┌──

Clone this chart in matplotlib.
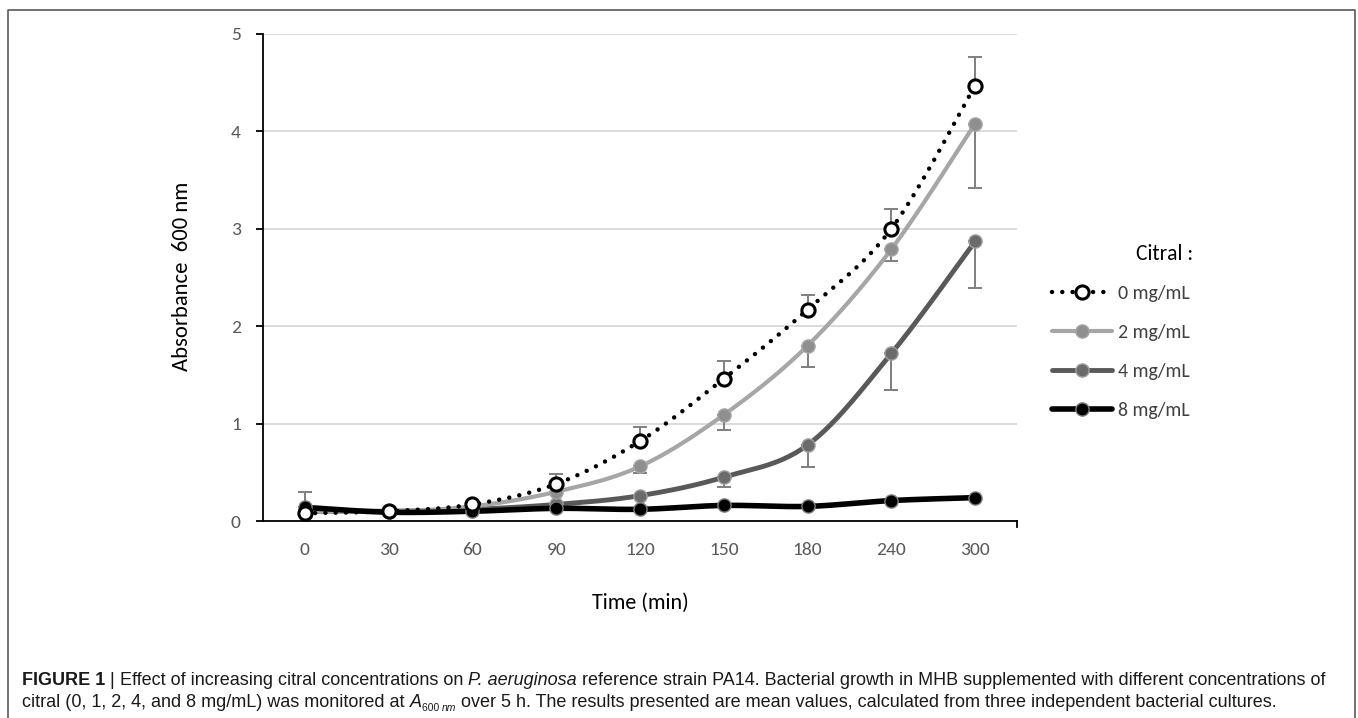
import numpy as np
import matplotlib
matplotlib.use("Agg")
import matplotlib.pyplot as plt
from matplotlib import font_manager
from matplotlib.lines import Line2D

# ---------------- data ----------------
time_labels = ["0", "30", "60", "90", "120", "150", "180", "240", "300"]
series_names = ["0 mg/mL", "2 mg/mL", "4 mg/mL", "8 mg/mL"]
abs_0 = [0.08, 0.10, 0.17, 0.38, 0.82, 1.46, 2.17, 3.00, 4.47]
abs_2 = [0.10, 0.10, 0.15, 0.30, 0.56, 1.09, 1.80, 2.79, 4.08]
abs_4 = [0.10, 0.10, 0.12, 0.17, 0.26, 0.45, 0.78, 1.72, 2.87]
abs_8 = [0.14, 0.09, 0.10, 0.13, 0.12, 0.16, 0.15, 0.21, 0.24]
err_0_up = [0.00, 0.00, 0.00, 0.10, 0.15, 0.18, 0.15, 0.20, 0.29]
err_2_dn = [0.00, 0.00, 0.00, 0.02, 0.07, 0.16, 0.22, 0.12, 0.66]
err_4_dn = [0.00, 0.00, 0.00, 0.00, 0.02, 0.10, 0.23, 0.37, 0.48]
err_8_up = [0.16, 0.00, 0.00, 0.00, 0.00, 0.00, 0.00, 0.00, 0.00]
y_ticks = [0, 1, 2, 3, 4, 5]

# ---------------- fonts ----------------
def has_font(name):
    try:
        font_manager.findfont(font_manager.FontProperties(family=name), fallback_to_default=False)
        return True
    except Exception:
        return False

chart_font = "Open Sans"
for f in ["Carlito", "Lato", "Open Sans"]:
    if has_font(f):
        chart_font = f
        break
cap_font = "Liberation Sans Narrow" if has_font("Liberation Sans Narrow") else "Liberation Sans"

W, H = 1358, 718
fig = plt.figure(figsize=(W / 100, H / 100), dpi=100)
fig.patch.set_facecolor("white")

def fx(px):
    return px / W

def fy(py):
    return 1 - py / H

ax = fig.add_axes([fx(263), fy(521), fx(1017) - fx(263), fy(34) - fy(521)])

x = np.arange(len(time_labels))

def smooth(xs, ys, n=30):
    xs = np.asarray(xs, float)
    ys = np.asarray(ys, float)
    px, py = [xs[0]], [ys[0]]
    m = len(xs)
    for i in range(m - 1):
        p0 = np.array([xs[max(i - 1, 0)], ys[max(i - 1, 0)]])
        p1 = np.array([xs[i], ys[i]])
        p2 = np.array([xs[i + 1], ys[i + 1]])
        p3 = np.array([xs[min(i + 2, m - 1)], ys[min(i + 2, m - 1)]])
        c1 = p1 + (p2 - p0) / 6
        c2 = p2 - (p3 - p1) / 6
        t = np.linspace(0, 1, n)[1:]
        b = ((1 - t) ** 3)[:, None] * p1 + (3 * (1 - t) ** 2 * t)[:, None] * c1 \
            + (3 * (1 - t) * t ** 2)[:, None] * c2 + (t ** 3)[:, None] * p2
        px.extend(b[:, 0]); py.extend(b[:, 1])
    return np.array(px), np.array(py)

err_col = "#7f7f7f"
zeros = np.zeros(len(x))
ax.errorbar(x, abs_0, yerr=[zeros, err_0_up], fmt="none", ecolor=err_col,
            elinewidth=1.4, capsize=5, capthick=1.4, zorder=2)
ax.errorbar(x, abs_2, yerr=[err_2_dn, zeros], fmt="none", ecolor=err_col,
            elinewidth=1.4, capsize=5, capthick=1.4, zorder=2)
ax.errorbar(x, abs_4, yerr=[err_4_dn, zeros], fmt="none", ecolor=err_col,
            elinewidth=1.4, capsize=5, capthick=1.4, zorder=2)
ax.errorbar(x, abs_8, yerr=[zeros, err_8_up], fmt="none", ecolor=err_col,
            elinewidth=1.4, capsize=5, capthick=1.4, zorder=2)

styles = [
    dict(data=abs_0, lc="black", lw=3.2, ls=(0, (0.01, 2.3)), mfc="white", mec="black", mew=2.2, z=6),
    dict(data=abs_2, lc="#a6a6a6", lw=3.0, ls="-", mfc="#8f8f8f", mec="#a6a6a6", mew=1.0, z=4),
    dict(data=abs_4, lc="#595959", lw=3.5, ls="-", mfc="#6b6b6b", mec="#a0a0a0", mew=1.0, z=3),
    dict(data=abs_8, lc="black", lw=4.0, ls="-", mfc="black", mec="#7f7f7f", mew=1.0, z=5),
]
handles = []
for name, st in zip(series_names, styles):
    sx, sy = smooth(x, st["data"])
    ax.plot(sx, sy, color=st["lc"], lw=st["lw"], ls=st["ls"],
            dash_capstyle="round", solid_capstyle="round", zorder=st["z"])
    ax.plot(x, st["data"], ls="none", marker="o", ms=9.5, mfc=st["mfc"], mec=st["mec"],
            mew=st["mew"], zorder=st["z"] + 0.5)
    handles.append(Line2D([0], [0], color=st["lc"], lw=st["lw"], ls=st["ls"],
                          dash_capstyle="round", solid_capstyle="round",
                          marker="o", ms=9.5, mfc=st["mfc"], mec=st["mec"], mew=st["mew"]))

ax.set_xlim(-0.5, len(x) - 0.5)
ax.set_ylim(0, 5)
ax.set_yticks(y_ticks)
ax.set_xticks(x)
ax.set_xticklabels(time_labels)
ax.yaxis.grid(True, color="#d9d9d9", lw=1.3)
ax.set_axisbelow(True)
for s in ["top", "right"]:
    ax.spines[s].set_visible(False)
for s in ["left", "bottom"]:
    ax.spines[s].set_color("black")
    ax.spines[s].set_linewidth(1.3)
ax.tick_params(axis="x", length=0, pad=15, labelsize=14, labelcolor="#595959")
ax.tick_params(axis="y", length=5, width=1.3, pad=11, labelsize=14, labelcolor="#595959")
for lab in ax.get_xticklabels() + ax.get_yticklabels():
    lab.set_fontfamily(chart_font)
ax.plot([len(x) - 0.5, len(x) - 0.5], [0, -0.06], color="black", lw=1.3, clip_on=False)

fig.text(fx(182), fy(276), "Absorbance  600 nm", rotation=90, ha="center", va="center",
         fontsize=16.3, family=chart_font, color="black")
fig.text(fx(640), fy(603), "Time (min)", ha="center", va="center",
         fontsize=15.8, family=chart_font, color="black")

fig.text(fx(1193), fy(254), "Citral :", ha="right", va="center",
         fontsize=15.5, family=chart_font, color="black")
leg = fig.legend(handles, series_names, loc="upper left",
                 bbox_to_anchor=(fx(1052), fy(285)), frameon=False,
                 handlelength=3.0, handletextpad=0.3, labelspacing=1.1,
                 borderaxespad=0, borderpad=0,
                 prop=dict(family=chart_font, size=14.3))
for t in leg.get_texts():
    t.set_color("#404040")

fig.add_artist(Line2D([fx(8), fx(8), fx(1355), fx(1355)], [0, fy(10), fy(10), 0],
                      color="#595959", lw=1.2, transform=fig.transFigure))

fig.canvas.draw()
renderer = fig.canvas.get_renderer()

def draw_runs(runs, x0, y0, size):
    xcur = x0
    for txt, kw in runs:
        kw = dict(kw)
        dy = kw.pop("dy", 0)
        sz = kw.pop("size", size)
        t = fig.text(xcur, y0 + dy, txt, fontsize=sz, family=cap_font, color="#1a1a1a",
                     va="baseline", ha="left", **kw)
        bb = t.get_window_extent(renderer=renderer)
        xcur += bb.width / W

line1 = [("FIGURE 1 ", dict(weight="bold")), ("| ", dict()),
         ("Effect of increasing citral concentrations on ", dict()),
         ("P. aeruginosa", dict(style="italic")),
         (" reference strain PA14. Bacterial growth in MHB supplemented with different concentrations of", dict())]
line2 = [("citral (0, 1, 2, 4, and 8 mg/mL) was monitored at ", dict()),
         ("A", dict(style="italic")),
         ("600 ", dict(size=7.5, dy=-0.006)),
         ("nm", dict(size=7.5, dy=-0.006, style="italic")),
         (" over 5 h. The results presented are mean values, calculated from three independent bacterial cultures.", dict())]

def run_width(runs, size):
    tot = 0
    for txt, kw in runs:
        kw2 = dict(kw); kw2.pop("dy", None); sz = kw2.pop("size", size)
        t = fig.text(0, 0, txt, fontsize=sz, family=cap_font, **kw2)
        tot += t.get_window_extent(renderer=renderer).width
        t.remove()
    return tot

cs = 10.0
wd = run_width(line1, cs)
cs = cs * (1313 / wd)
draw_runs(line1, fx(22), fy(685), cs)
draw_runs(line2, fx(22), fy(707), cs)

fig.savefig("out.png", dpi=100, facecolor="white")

└──

▸ **TO BE DONE**: From the first line above down to the line with "from matplotlib.lines import Line2D", reproduce every line and no others, omitting pictures.

▸ **RESULT OF THE EXERCISE**:
Clone this chart in matplotlib.
import numpy as np
import matplotlib
matplotlib.use("Agg")
import matplotlib.pyplot as plt
from matplotlib import font_manager
from matplotlib.lines import Line2D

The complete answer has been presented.